The goal is to try to figure out a way to bring up the local governments and their cases together, combined with the state, to talk about a unified settlement," he said. "There's a little bit more work to be done to really understand the way we come together as a state."
Opioids, including both powerful prescription painkillers and illegal drugs such as heroin and illicit fentanyl, have been linked to more than 430,000 deaths in the U.S. since 2000. The drug industry is facing about 3,000 lawsuits over the toll of the drugs, including from 49 states and thousands of municipal, county and Native American tribal governments.
The sprawling litigation is among the most complex ever in the U.S.
One of the complications: There have been signs of discord between state and local governments across the country about how any settlements would be divided among them. Local governments say they've paid a lot of the financial price with extra ambulance runs and jail costs. States say they could set up bigger treatment and prevention programs.
Last fall, for instance, a group of state attorneys general announced they had a framework for a settlement worth about $48 billion in cash, treatment drugs and services over time from three drug distribution companies and two manufacturers. But lawyers representing local governments — and some of the states — suing the industry were dismissive of the plan, saying companies should pay more.
Those talks have continued, but no agreements have been announced.
An agreement among state and local officials in Ohio on how to divide settlement proceeds would be the first of its kind across the U.S. And it might smooth the path toward a settlement with entities in the state, which has been among the hardest hit by opioids. But such an agreement would not mean that companies have agreed to settle in Ohio.
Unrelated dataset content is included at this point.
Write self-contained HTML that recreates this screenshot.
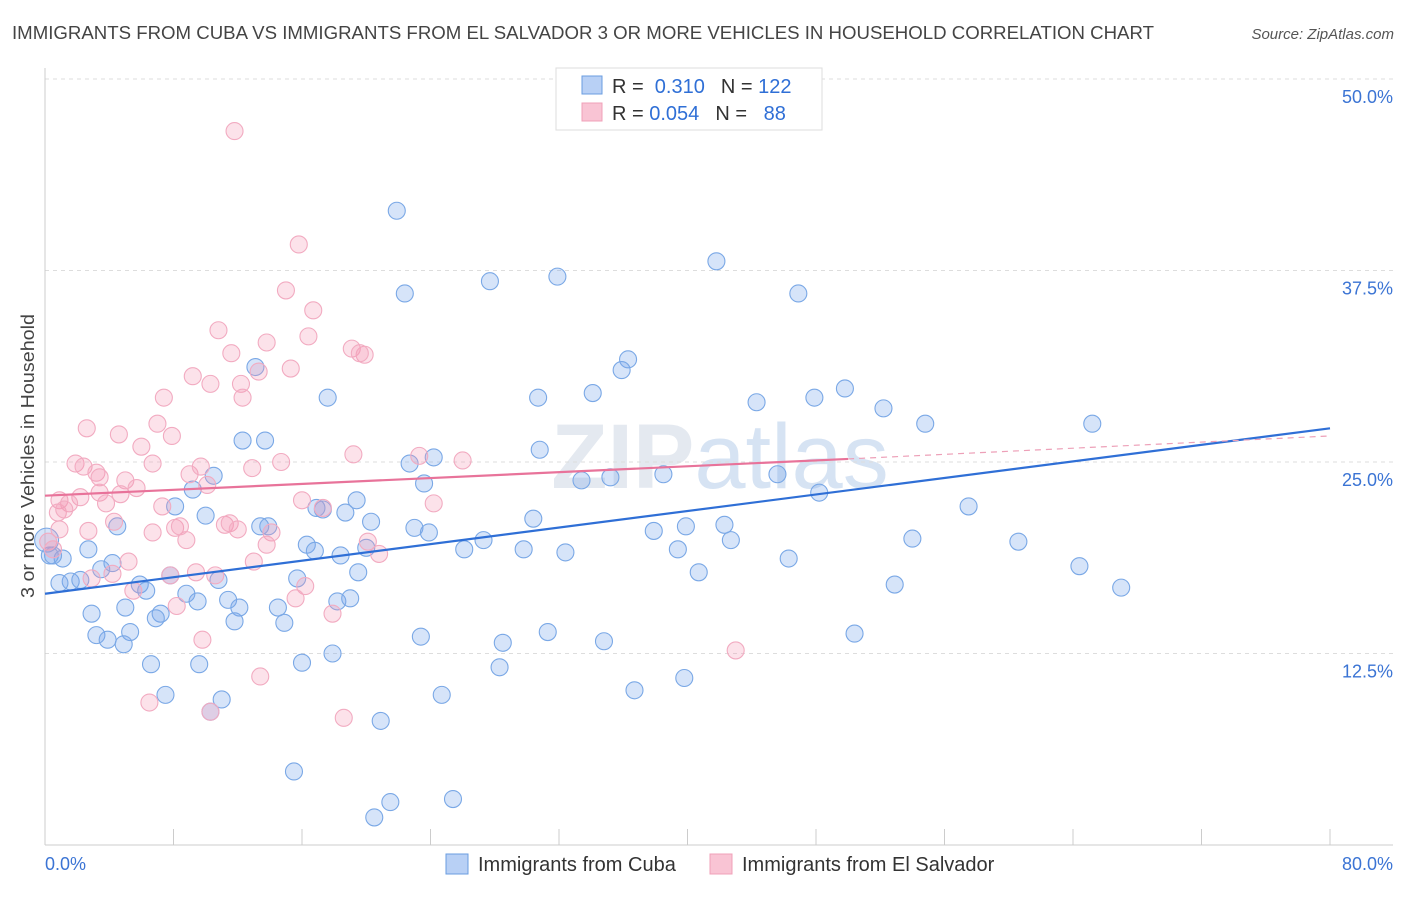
<!DOCTYPE html>
<html><head><meta charset="utf-8"><style>
body{margin:0;background:#fff;font-family:"Liberation Sans",sans-serif;}
svg text{font-family:"Liberation Sans",sans-serif;}
</style></head><body>
<svg id="chart" width="1406" height="892" viewBox="0 0 1406 892" xmlns="http://www.w3.org/2000/svg">
<text x="12" y="39" font-size="18" fill="#444" textLength="1142" lengthAdjust="spacingAndGlyphs">IMMIGRANTS FROM CUBA VS IMMIGRANTS FROM EL SALVADOR 3 OR MORE VEHICLES IN HOUSEHOLD CORRELATION CHART</text>
<text x="1394" y="39" font-size="15" fill="#555" text-anchor="end" font-style="italic">Source: ZipAtlas.com</text>
<text x="720" y="488" font-size="92" fill="#e4e9f0" text-anchor="middle" font-weight="bold">ZIP<tspan fill="#d6e3f3" font-weight="normal">atlas</tspan></text>
<g id="grid"></g>
<g id="axes"></g>
<g id="pts"></g>
<g id="trends"></g>
<text transform="translate(34,456) rotate(-90)" font-size="18" fill="#444" text-anchor="middle" textLength="284" lengthAdjust="spacingAndGlyphs">3 or more Vehicles in Household</text>
<g>
<rect x="556" y="68" width="266" height="62" fill="#fff" stroke="#ddd"/>
<rect x="582" y="76" width="20" height="18" fill="#b8d0f5" stroke="#6a9de0"/>
<rect x="582" y="103" width="20" height="18" fill="#f9c4d4" stroke="#f0a0b8"/>
<text x="612" y="93" font-size="20" fill="#333">R = <tspan fill="#2f6fd6">&#160;0.310</tspan><tspan dx="16">N = </tspan><tspan fill="#2f6fd6">122</tspan></text>
<text x="612" y="120" font-size="20" fill="#333">R = <tspan fill="#2f6fd6">0.054</tspan><tspan dx="16">N = </tspan><tspan fill="#2f6fd6">&#160;&#160;88</tspan></text>
</g>
<g>
<rect x="446" y="854" width="22" height="20" fill="#b8d0f5" stroke="#6a9de0"/>
<text x="478" y="871" font-size="20" fill="#333">Immigrants from Cuba</text>
<rect x="710" y="854" width="22" height="20" fill="#f9c4d4" stroke="#f0a0b8"/>
<text x="742" y="871" font-size="20" fill="#333">Immigrants from El Salvador</text>
</g>
</svg>
<script>
const yTicks=[12.5,25,37.5,50];
const yTickLabels=["12.5%","25.0%","37.5%","50.0%"];
const xTicks=[0,8,16,24,32,40,48,56,64,72,80];
const xEndLabels=["0.0%","80.0%"];
const cubaX=[21.9,22.4,27.7,31.9,41.8,46.9,36.3,35.9,34.1,30.7,44.3,47.9,49.8,52.2,54.8,65.2,30.8,24.2,22.7,23.6,33.4,35.2,38.5,45.6,48.2,57.5,12.3,13.7,10.5,13.1,17.6,9.2,8.1,10.0,4.5,2.7,1.1,0.5,1.6,2.2,3.5,4.2,5.9,6.3,7.8,8.8,10.8,11.4,12.1,11.8,9.5,7.2,6.9,5.0,2.9,5.3,3.2,3.9,4.9,6.6,7.5,9.6,11.0,10.3,14.5,14.9,15.7,16.3,16.8,16.9,17.3,18.7,19.4,20.3,18.4,20.0,19.5,18.2,19.0,16.0,17.9,15.5,20.9,21.5,20.5,25.4,24.7,28.3,28.5,23.4,26.1,27.3,29.8,32.4,30.4,23.0,23.9,34.8,31.3,36.7,39.8,37.9,39.9,39.4,42.3,42.7,40.7,46.3,50.4,52.9,54.0,60.6,64.4,67.0,13.4,13.9,0.3,0.9,0.1];
const cubaY=[41.4,36.0,36.8,37.1,38.1,36.0,31.7,31.0,29.5,29.2,28.9,29.2,29.8,28.5,27.5,27.5,25.8,25.3,24.9,23.6,23.8,24.0,24.2,24.2,23.0,22.1,26.4,26.4,24.1,31.2,29.2,23.2,22.1,21.5,20.8,19.3,18.7,18.9,17.2,17.3,18.0,18.4,17.0,16.6,17.6,16.4,17.3,16.0,15.5,14.6,15.9,15.1,14.8,15.5,15.1,13.9,13.7,13.4,13.1,11.8,9.8,11.8,9.5,8.7,15.5,14.5,17.4,19.6,19.2,22.0,21.9,21.7,22.5,21.1,18.9,19.4,17.8,15.9,16.1,11.9,12.5,4.8,8.1,2.8,1.8,3.0,9.8,11.6,13.2,13.6,19.3,19.9,19.3,19.1,21.3,20.7,20.4,13.3,13.9,10.1,10.9,20.5,20.8,19.3,20.9,19.9,17.8,18.7,13.8,17.0,20.0,19.8,18.2,16.8,20.8,20.8,18.9,17.1,19.9];
const salvX=[11.8,15.8,15.0,16.7,16.4,10.8,11.6,13.8,19.1,19.9,19.6,9.2,10.3,12.2,12.3,13.3,15.3,7.4,7.0,7.9,4.6,2.6,6.0,6.7,1.9,2.4,3.2,3.4,5.0,5.7,3.4,2.2,0.9,1.5,0.8,1.2,3.8,9.0,9.7,10.1,12.9,14.7,19.2,23.3,26.0,24.2,16.0,17.3,8.1,8.8,8.4,11.2,11.5,12.0,14.1,13.8,6.7,7.3,4.7,4.3,2.7,0.9,0.2,0.5,5.2,4.2,2.9,7.8,9.4,10.6,13.0,16.2,15.6,20.1,20.8,5.5,8.2,17.9,9.8,13.4,6.5,10.3,18.6,43.0];
const salvY=[46.6,39.2,36.2,34.9,33.2,33.6,32.1,32.8,32.4,32.0,32.1,30.6,30.1,30.1,29.2,30.9,31.1,29.2,27.5,26.7,26.8,27.2,26.0,24.9,24.9,24.7,24.3,24.0,23.8,23.3,23.0,22.7,22.5,22.3,21.7,21.9,22.3,24.2,24.7,23.5,24.6,25.0,25.5,25.4,25.1,22.3,22.5,22.0,20.7,19.9,20.8,20.9,21.0,20.6,20.4,19.6,20.4,22.1,22.9,21.1,20.5,20.6,19.8,19.3,18.5,17.7,17.4,17.6,17.8,17.6,18.5,16.9,16.1,19.8,19.0,16.6,15.6,15.1,13.4,11.0,9.3,8.7,8.3,12.7];
const trendX=[0,50,80];
const cubaTrend=[16.4,21.9,27.2];
const salvTrend=[22.8,25.2,26.7];
const NS="http://www.w3.org/2000/svg";
const X0=45,X1=1330,Y0=845,YTOP=79;
const xs=v=>X0+(v/80)*(X1-X0);
const ys=v=>Y0-(v/50)*(Y0-YTOP);
function mk(tag,attrs,parent){const e=document.createElementNS(NS,tag);for(const k in attrs)e.setAttribute(k,attrs[k]);parent.appendChild(e);return e;}
const grid=document.getElementById('grid'),axes=document.getElementById('axes'),pts=document.getElementById('pts'),tr=document.getElementById('trends');
yTicks.forEach((t,i)=>{
 const l=mk('line',{x1:X0,x2:1393,y1:ys(t),y2:ys(t),stroke:'#ddd','stroke-dasharray':'4,4'},grid);
 
 
 const tx=mk('text',{x:1393,y:ys(t)+24,'font-size':18,fill:'#3b74d4','text-anchor':'end'},grid);
 tx.textContent=yTickLabels[i];
 
 
});
const ya=mk('line',{x1:X0,x2:X0,y1:68,y2:Y0,stroke:'#ccc'},axes);


const xa=mk('line',{x1:X0,x2:1393,y1:Y0,y2:Y0,stroke:'#ccc'},axes);


xTicks.forEach(t=>{
 const l=mk('line',{x1:xs(t),x2:xs(t),y1:829,y2:Y0,stroke:'#ccc'},axes);
 
 
});
const xl0=mk('text',{x:45,y:870,'font-size':18,fill:'#3b74d4'},axes);xl0.textContent=xEndLabels[0];


const xl1=mk('text',{x:1393,y:870,'font-size':18,fill:'#3b74d4','text-anchor':'end'},axes);xl1.textContent=xEndLabels[1];


cubaX.forEach((v,i)=>{
 const c=mk('circle',{cx:xs(v),cy:ys(cubaY[i]),r:i===cubaX.length-1?12:8.5,fill:'rgba(120,165,235,0.3)',stroke:'#7aa8e6','stroke-width':1.1},pts);
 
 
});
salvX.forEach((v,i)=>{
 const c=mk('circle',{cx:xs(v),cy:ys(salvY[i]),r:8.5,fill:'rgba(245,150,180,0.28)',stroke:'#f2abc1','stroke-width':1.1},pts);
 
 
});
const bl=mk('line',{x1:xs(trendX[0]),y1:ys(cubaTrend[0]),x2:xs(trendX[2]),y2:ys(cubaTrend[2]),stroke:'#2f6fd6','stroke-width':2.2},tr);


const pl=mk('line',{x1:xs(trendX[0]),y1:ys(salvTrend[0]),x2:xs(trendX[1]),y2:ys(salvTrend[1]),stroke:'#e8739a','stroke-width':2.2},tr);


const pd=mk('line',{x1:xs(trendX[1]),y1:ys(salvTrend[1]),x2:xs(trendX[2]),y2:ys(salvTrend[2]),stroke:'#eda0b8','stroke-width':1.2,'stroke-dasharray':'6,5'},tr);


</script>
</body></html>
So far in the cases, settlements have come on the eve of scheduled trials. An opioid trial in Oklahoma last year ended up with just one defendant — drugmaker Johnson & Johnson — after other companies settled. Another one on claims from the Ohio counties of Cuyahoga and Summit didn't happen at all after a series of settlements, including some reached just hours before opening statements were to begin.
The next trial over opioids is scheduled to start March 20 in Central Islip, New York. It involves claims from the state of New York and the counties of Nassau and Suffolk.